Jednak biografia ta nie skupia się na skandalach, chociaż od nich nie stroni. Dużą rolę gra w niej muzyka, co jest naturalne. W końcu mówimy o wokaliście, gitarzyście, kompozytorze oraz autorze tekstów piosenek. Ta część życia Reeda jest tutaj opisana bardzo sprawnie, ale czasem dość skrótowo. Poznajemy artystę jeszcze przed założeniem Velvet Undergound, potem autor przedstawia krótkie losy zespołu, a najwięcej uwagi poświęca karierze solowej muzyka. Ta zaś obfitowała w wiele rozczarowań, zrywanych kontraktów płytowych, kiepskich recenzji i determinacji. Rozczarowania wiązały się ze słabą sprzedażą albumów i złymi recenzjami. Wydając kolejną płytę, Reed liczył na odmianę losu, jednak ten był dla niego niespecjalnie łaskawy. Tylko kilka razy udało mu się odnieść sukces, z którego byłby zadowolony. W USA pozostawał artystą niszowym, a największe triumfy odnosił w Europie, zwłaszcza we Włoszech. Do jego fanów należał chociażby Vaclav Havel, nieżyjący już pierwszy prezydent Czech. Ciekawym faktem jest również historia powstania eksperymentalnego albumu Reeda – „Metal Machine Music”, będącego kamieniem milowym w rozwoju hałaśliwej awangardy. Potrzebując wywiązać się z kłopotliwego kontraktu, muzyk potrzebował jeszcze jednego albumu. Jako że nie miał pomysłów, postanowił się odwołać do żartu. Więcej nie zdradzę, natomiast śmieszny jest dzisiejszy zachwyt nad „Metal Machine Music”, któremu ulegają fani głębokiej alternatywy.

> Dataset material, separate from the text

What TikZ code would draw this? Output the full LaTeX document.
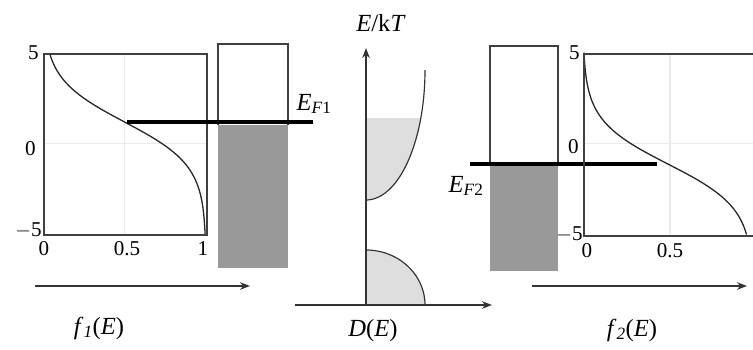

„Zapiski z podziemia” są więc interesującym i dobrze napisanym (problemem jedynie są przecinki, ale to kwestia korekty) tekstem biograficznym, który można poznać bez większej znajomości twórczości Lou Reeda. Ten zaś ukazuje się na kartach książki jako naprawdę niegrzeczny chłopiec, jednocześnie antypatyczny i fascynujący, bo złożony z wielu sprzeczności. Te pokomplikowane losy przedstawione są na szerokim tle kulturowym współczesnych Stanów Zjednoczonych. I na koniec warto zaznaczyć, że nierzadko zdarza się, aby książka poświęcona muzyce rockowej posiadała indeks osobowy. W tym przypadku się pojawił, za co wydawcy należą się dodatkowe brawa.
Howard Sounes, Lou Reed. Zapiski z podziemia, tłum. J. Mackiewicz, wyd. Kosmos Kosmos, Warszawa 2016, ss. 494.